**THE EXERCISE**
Repeat, please, only the lines from the top of the data down to the line with "plt.rcParams['font.family'] = ['Liberation"; include both of those lines.

↓

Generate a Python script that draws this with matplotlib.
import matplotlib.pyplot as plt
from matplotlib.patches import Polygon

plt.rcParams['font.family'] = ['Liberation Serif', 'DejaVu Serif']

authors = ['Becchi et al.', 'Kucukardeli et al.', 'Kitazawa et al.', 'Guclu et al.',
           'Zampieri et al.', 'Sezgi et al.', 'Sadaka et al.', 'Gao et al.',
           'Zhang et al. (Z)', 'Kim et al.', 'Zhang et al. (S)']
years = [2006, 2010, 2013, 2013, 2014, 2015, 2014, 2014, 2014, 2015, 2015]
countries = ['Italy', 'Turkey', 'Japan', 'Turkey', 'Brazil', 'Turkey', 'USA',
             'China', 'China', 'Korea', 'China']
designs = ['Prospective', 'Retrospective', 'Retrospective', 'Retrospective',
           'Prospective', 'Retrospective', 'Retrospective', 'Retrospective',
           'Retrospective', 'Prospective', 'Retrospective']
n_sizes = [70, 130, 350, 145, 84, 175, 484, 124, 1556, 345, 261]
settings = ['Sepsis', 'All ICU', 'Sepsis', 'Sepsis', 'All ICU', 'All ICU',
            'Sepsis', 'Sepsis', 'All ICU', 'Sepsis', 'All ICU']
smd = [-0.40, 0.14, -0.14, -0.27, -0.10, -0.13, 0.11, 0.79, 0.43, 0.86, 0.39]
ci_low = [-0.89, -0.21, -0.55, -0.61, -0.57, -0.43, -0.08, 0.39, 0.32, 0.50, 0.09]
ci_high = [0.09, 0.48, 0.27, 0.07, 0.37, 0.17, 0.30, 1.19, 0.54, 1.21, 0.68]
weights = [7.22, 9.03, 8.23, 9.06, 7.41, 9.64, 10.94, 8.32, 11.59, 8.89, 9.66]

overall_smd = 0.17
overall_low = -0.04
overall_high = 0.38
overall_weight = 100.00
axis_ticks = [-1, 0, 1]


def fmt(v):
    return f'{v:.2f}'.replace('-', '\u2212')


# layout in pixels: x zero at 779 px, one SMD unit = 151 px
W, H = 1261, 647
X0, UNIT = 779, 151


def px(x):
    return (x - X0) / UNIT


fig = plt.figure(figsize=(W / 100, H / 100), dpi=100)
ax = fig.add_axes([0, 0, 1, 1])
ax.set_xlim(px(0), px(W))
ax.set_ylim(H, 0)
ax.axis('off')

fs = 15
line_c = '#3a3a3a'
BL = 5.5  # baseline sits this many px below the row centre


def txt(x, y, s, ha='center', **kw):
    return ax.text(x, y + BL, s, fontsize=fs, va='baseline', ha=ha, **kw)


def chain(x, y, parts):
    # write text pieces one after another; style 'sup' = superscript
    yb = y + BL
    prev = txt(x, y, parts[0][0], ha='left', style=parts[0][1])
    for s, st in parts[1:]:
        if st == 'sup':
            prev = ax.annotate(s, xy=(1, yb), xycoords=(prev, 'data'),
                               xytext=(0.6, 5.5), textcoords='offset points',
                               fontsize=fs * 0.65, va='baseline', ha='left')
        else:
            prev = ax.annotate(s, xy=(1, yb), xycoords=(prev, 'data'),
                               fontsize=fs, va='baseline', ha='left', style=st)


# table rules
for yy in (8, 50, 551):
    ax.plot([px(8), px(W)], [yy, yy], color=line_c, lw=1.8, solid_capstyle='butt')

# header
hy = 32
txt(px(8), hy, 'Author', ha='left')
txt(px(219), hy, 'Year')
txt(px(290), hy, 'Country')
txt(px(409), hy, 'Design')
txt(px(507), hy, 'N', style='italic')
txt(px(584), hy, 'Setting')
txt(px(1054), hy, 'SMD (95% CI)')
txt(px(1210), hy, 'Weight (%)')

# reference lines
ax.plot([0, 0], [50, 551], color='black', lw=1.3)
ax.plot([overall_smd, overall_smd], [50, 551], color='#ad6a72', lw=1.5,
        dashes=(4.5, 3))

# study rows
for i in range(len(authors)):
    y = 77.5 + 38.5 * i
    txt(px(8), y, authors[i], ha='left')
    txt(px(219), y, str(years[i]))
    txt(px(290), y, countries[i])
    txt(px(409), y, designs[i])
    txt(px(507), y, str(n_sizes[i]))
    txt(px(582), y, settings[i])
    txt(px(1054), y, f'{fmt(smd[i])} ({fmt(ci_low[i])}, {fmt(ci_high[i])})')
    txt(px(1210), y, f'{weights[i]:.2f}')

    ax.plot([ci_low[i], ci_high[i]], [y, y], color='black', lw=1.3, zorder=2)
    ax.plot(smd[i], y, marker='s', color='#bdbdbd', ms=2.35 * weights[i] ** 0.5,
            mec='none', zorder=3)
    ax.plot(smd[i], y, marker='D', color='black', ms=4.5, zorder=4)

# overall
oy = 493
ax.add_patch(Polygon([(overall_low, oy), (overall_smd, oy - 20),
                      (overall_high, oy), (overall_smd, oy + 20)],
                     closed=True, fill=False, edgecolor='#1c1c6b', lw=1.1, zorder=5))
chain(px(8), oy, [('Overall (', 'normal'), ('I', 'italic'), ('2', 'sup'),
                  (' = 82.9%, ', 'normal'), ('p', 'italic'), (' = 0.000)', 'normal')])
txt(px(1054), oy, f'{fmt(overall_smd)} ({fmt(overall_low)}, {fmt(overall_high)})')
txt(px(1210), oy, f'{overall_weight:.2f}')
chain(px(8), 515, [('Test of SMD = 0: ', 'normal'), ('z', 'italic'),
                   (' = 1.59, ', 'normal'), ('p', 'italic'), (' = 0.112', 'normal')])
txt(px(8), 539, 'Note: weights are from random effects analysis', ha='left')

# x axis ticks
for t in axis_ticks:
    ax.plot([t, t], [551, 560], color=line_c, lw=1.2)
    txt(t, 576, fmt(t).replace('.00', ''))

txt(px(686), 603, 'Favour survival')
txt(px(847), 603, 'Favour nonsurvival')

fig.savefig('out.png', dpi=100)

↑

**RESULT FOR THIS EXERCISE**
Generate a Python script that draws this with matplotlib.
import matplotlib.pyplot as plt
from matplotlib.patches import Polygon

plt.rcParams['font.family'] = ['Liberation Serif', 'DejaVu Serif']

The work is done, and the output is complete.